----- Raw data -----
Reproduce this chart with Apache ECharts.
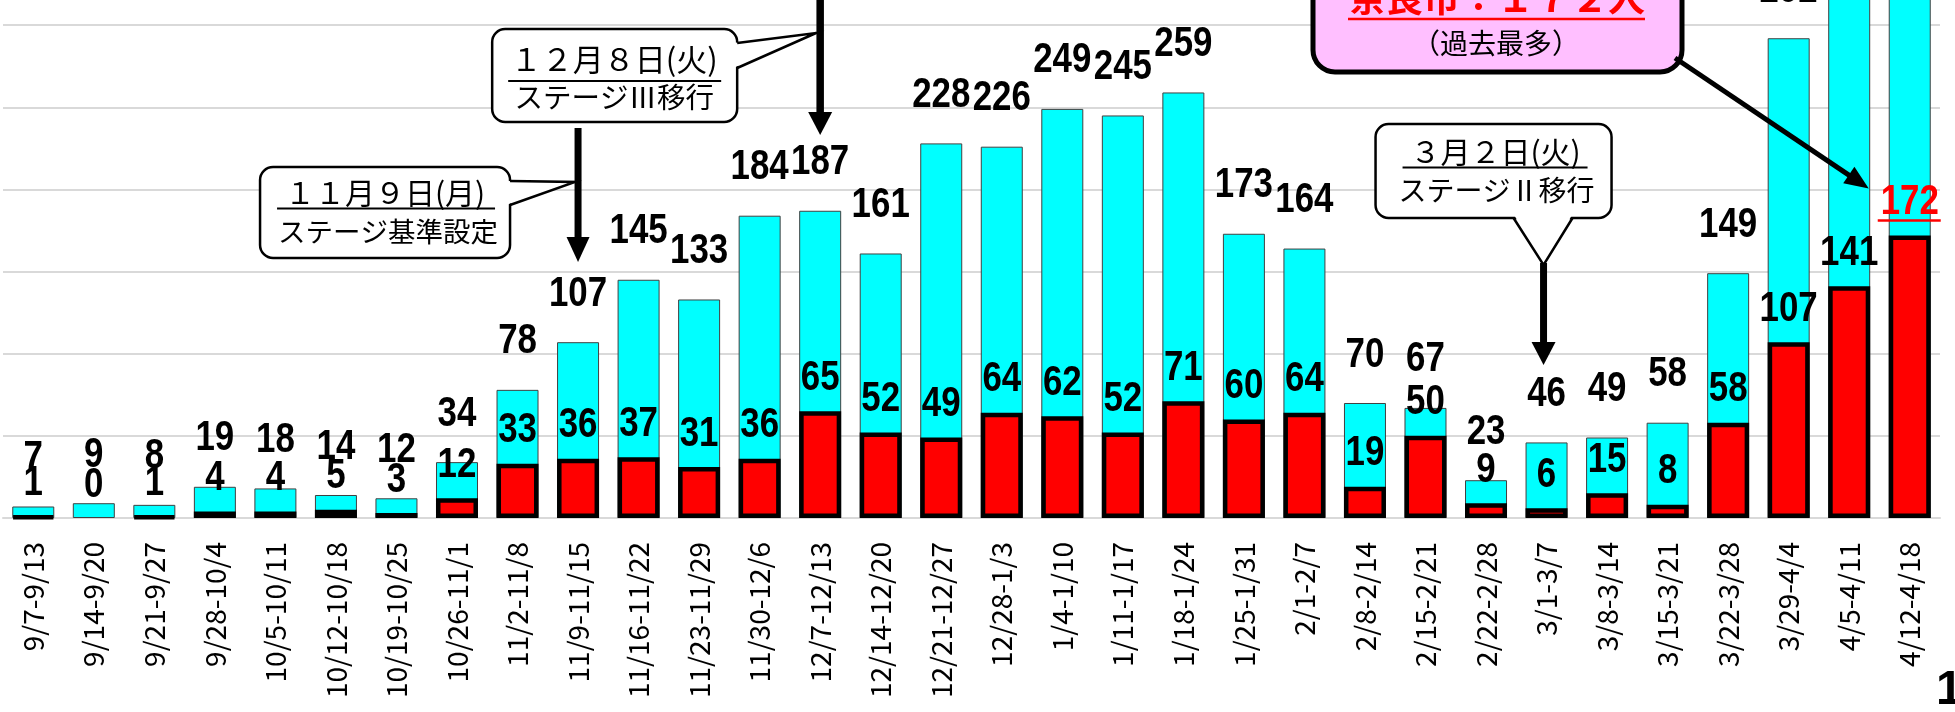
<!DOCTYPE html>
<html>
<head>
<meta charset="utf-8">
<script src="https://cdn.jsdelivr.net/npm/echarts@6/dist/echarts.min.js"></script>
<style>
html, body { margin: 0; padding: 0; background: #fff; }
#main { width: 1955px; height: 712px; }
</style>
</head>
<body>
<div id="main"></div>
<script>
// 週ごとの新規陽性者数（県全体）と奈良市分
var weeks = ['9/7-9/13', '9/14-9/20', '9/21-9/27', '9/28-10/4', '10/5-10/11', '10/12-10/18',
    '10/19-10/25', '10/26-11/1', '11/2-11/8', '11/9-11/15', '11/16-11/22', '11/23-11/29',
    '11/30-12/6', '12/7-12/13', '12/14-12/20', '12/21-12/27', '12/28-1/3', '1/4-1/10',
    '1/11-1/17', '1/18-1/24', '1/25-1/31', '2/1-2/7', '2/8-2/14', '2/15-2/21', '2/22-2/28',
    '3/1-3/7', '3/8-3/14', '3/15-3/21', '3/22-3/28', '3/29-4/4', '4/5-4/11', '4/12-4/18'];
var weekTotal = [7, 9, 8, 19, 18, 14, 12, 34, 78, 107, 145, 133, 184, 187, 161, 228, 226, 249,
    245, 259, 173, 164, 70, 67, 23, 46, 49, 58, 149, 292, 379, 478];
var naraCity = [1, 0, 1, 4, 4, 5, 3, 12, 33, 36, 37, 31, 36, 65, 52, 49, 64, 62, 52, 71, 60, 64,
    19, 50, 9, 6, 15, 8, 58, 107, 141, 172];
var yMax = 600;
var yStep = 50;

// 画面は上が切れているので、グリッドを上にはみ出させる
var baseY = 518;
var pxPerUnit = 1.643;

var numFont = "'Liberation Sans', Arial, sans-serif";
var jpFont = "'Noto Sans CJK JP', sans-serif";

var lastIdx = naraCity.length - 1;
var naraItems = naraCity.map(function (v) {
    // 0件の週は枠線も出さない
    return v === 0 ? { value: v, itemStyle: { borderWidth: 0 } } : v;
});

// 数値ラベル（細長い書体に見せるため横に縮める）
function labelItem(isRed) {
    return function (params, api) {
        var i = api.value(0), v = api.value(1);
        var p = api.coord([i, v]);
        var isLast = isRed && i === lastIdx;
        return {
            type: 'text',
            x: p[0],
            y: p[1] - (isRed ? 12 : 27),
            scaleX: 0.83,
            z2: 10,
            style: {
                text: String(v), x: 0, y: 0,
                align: 'center', verticalAlign: 'bottom',
                fill: isLast ? '#ff0000' : '#000',
                fontFamily: numFont, fontWeight: 'bold', fontSize: 42
            }
        };
    };
}

var myChart = echarts.init(document.getElementById('main'));

var option = {
    animation: false,
    grid: {
        left: 3,
        right: 15,
        bottom: 712 - baseY,
        top: baseY - yMax * pxPerUnit,
        containLabel: false,
        outerBoundsMode: 'none'
    },
    xAxis: {
        type: 'category',
        data: weeks,
        axisLine: { lineStyle: { color: '#d9d9d9', width: 2 } },
        axisTick: { show: false },
        axisLabel: {
            interval: 0,
            rotate: 90,
            margin: 24,
            color: '#000',
            fontFamily: jpFont,
            fontSize: 28
        }
    },
    yAxis: {
        type: 'value',
        min: 0,
        max: yMax,
        interval: yStep,
        axisLine: { show: false },
        axisTick: { show: false },
        axisLabel: { show: false },
        splitLine: { lineStyle: { color: '#d9d9d9', width: 2 } }
    },
    series: [
        {
            name: '県全体',
            type: 'bar',
            data: weekTotal,
            barWidth: 42,
            barGap: '-100%',
            z: 2,
            itemStyle: { color: '#00ffff', borderColor: '#404040', borderWidth: 1 }
        },
        {
            name: '奈良市',
            type: 'bar',
            data: naraItems,
            barWidth: 42,
            barGap: '-100%',
            z: 3,
            itemStyle: { color: '#ff0000', borderColor: '#000', borderWidth: 4.5 }
        },
        {
            name: '県全体ラベル',
            type: 'custom',
            data: weekTotal.map(function (v, i) { return [i, v]; }),
            encode: { x: 0, y: 1 },
            renderItem: labelItem(false),
            clip: false,
            z: 5
        },
        {
            name: '奈良市ラベル',
            type: 'custom',
            data: naraCity.map(function (v, i) { return [i, v]; }),
            encode: { x: 0, y: 1 },
            renderItem: labelItem(true),
            clip: false,
            z: 6
        }
    ]
};
myChart.setOption(option);

// ---- 注釈（吹き出し・矢印） ----
function px(i, v) {
    return myChart.convertToPixel({ gridIndex: 0 }, [i, v]);
}
function txt(s, x, y, size, opt) {
    opt = opt || {};
    return {
        type: 'text', z: 120,
        style: {
            text: s, x: x, y: y,
            fill: opt.fill || '#000',
            fontSize: size,
            fontFamily: jpFont,
            fontWeight: opt.bold ? 'bold' : 'normal',
            align: 'center', verticalAlign: 'middle',
            textAlign: 'center', textVerticalAlign: 'middle'
        }
    };
}
function line(x1, y1, x2, y2, w, c) {
    return { type: 'line', z: 110, shape: { x1: x1, y1: y1, x2: x2, y2: y2 }, style: { stroke: c || '#000', lineWidth: w } };
}
function arrow(x1, y1, x2, y2, w, headLen, headW) {
    var dx = x2 - x1, dy = y2 - y1, len = Math.sqrt(dx * dx + dy * dy);
    var ux = dx / len, uy = dy / len;
    var bx = x2 - ux * headLen, by = y2 - uy * headLen;
    return [
        line(x1, y1, bx + ux, by + uy, w),
        { type: 'polygon', z: 111, shape: { points: [[bx - uy * headW / 2, by + ux * headW / 2], [bx + uy * headW / 2, by - ux * headW / 2], [x2, y2]] }, style: { fill: '#000' } }
    ];
}
function callout(x, y, w, h, base1, base2, apex, inset) {
    return [
        { type: 'rect', z: 100, shape: { x: x, y: y, width: w, height: h, r: 13 }, style: { fill: '#fff', stroke: '#000', lineWidth: 2.5 } },
        { type: 'polygon', z: 101, shape: { points: [[base1[0] + inset[0], base1[1] + inset[1]], apex, [base2[0] + inset[0], base2[1] + inset[1]]] }, style: { fill: '#fff' } },
        { type: 'polyline', z: 102, shape: { points: [base1, apex, base2] }, style: { stroke: '#000', lineWidth: 2.5, fill: null } }
    ];
}

var g = [];
// 11月9日
var a1 = px(9, 0)[0];
g = g.concat(callout(a1 - 318, 167, 250, 91, [a1 - 68, 181], [a1 - 68, 205], [a1 - 3, 182], [-4, 0]));
g.push(txt('１１月９日(月)', a1 - 193, 193, 30));
g.push(line(a1 - 301, 208.5, a1 - 83, 208.5, 2));
g.push(txt('ステージ基準設定', a1 - 190, 232, 27.5));
g = g.concat(arrow(a1, 128, a1, 262, 7, 25, 23));

// 12月8日
var a2 = px(13, 0)[0];
g = g.concat(callout(a2 - 328, 29, 245, 93, [a2 - 83, 43], [a2 - 83, 68], [a2 - 4, 33], [-4, 0]));
g.push(txt('１２月８日(火)', a2 - 206, 59, 31));
g.push(line(a2 - 312, 81, a2 - 99, 81, 2));
g.push(txt('ステージⅢ移行', a2 - 206, 97, 28.5));
g = g.concat(arrow(a2, -5, a2, 135, 7.5, 23, 24));

// 3月2日
var a3 = px(25, 0)[0];
g = g.concat(callout(a3 - 171, 124, 236, 94, [a3 - 33, 218], [a3 + 26, 218], [a3 - 3, 265], [0, -4]));
g.push(txt('３月２日(火)', a3 - 51, 152, 30));
g.push(line(a3 - 144, 167.5, a3 + 41, 167.5, 2));
g.push(txt('ステージⅡ移行', a3 - 50, 190, 28));
g = g.concat(arrow(a3 - 3, 263, a3 - 3, 365, 7, 23, 24));

// 奈良市 172人 (過去最多)
g.push({ type: 'rect', z: 100, shape: { x: 1313, y: -40, width: 369, height: 112, r: 22 }, style: { fill: '#ffbfff', stroke: '#000', lineWidth: 5 } });
g.push(txt('奈良市：１７２人', 1497, -2, 37, { fill: '#ff0000', bold: true }));
g.push(line(1348, 19, 1645, 19, 2.5, '#ff0000'));
g.push(txt('（過去最多）', 1496, 43.5, 28));
var last = px(lastIdx, naraCity[lastIdx]);
g = g.concat(arrow(1675, 58, last[0] - 41, last[1] - 47, 5, 24, 20));
g.push(line(last[0] - 32, last[1] - 15, last[0] + 31, last[1] - 15, 2.5, '#ff0000'));

// ページ番号
g.push({ type: 'text', z: 120, style: { text: '1', x: 1936, y: 691, fill: '#000', fontSize: 48, fontWeight: 'bold', fontFamily: numFont, align: 'left', verticalAlign: 'middle', textAlign: 'left', textVerticalAlign: 'middle' } });

myChart.setOption({ graphic: g });
</script>
</body>
</html>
-----
■ Short problem:
Begin at the first line of the data above and repeat each line exactly, stopping after the line containing "var myChart = echarts.init(document.getElementById('main'));". Omit the pictures.

■ Task output:
Reproduce this chart with Apache ECharts.
<!DOCTYPE html>
<html>
<head>
<meta charset="utf-8">
<script src="https://cdn.jsdelivr.net/npm/echarts@6/dist/echarts.min.js"></script>
<style>
html, body { margin: 0; padding: 0; background: #fff; }
#main { width: 1955px; height: 712px; }
</style>
</head>
<body>
<div id="main"></div>
<script>
// 週ごとの新規陽性者数（県全体）と奈良市分
var weeks = ['9/7-9/13', '9/14-9/20', '9/21-9/27', '9/28-10/4', '10/5-10/11', '10/12-10/18',
    '10/19-10/25', '10/26-11/1', '11/2-11/8', '11/9-11/15', '11/16-11/22', '11/23-11/29',
    '11/30-12/6', '12/7-12/13', '12/14-12/20', '12/21-12/27', '12/28-1/3', '1/4-1/10',
    '1/11-1/17', '1/18-1/24', '1/25-1/31', '2/1-2/7', '2/8-2/14', '2/15-2/21', '2/22-2/28',
    '3/1-3/7', '3/8-3/14', '3/15-3/21', '3/22-3/28', '3/29-4/4', '4/5-4/11', '4/12-4/18'];
var weekTotal = [7, 9, 8, 19, 18, 14, 12, 34, 78, 107, 145, 133, 184, 187, 161, 228, 226, 249,
    245, 259, 173, 164, 70, 67, 23, 46, 49, 58, 149, 292, 379, 478];
var naraCity = [1, 0, 1, 4, 4, 5, 3, 12, 33, 36, 37, 31, 36, 65, 52, 49, 64, 62, 52, 71, 60, 64,
    19, 50, 9, 6, 15, 8, 58, 107, 141, 172];
var yMax = 600;
var yStep = 50;

// 画面は上が切れているので、グリッドを上にはみ出させる
var baseY = 518;
var pxPerUnit = 1.643;

var numFont = "'Liberation Sans', Arial, sans-serif";
var jpFont = "'Noto Sans CJK JP', sans-serif";

var lastIdx = naraCity.length - 1;
var naraItems = naraCity.map(function (v) {
    // 0件の週は枠線も出さない
    return v === 0 ? { value: v, itemStyle: { borderWidth: 0 } } : v;
});

// 数値ラベル（細長い書体に見せるため横に縮める）
function labelItem(isRed) {
    return function (params, api) {
        var i = api.value(0), v = api.value(1);
        var p = api.coord([i, v]);
        var isLast = isRed && i === lastIdx;
        return {
            type: 'text',
            x: p[0],
            y: p[1] - (isRed ? 12 : 27),
            scaleX: 0.83,
            z2: 10,
            style: {
                text: String(v), x: 0, y: 0,
                align: 'center', verticalAlign: 'bottom',
                fill: isLast ? '#ff0000' : '#000',
                fontFamily: numFont, fontWeight: 'bold', fontSize: 42
            }
        };
    };
}

var myChart = echarts.init(document.getElementById('main'));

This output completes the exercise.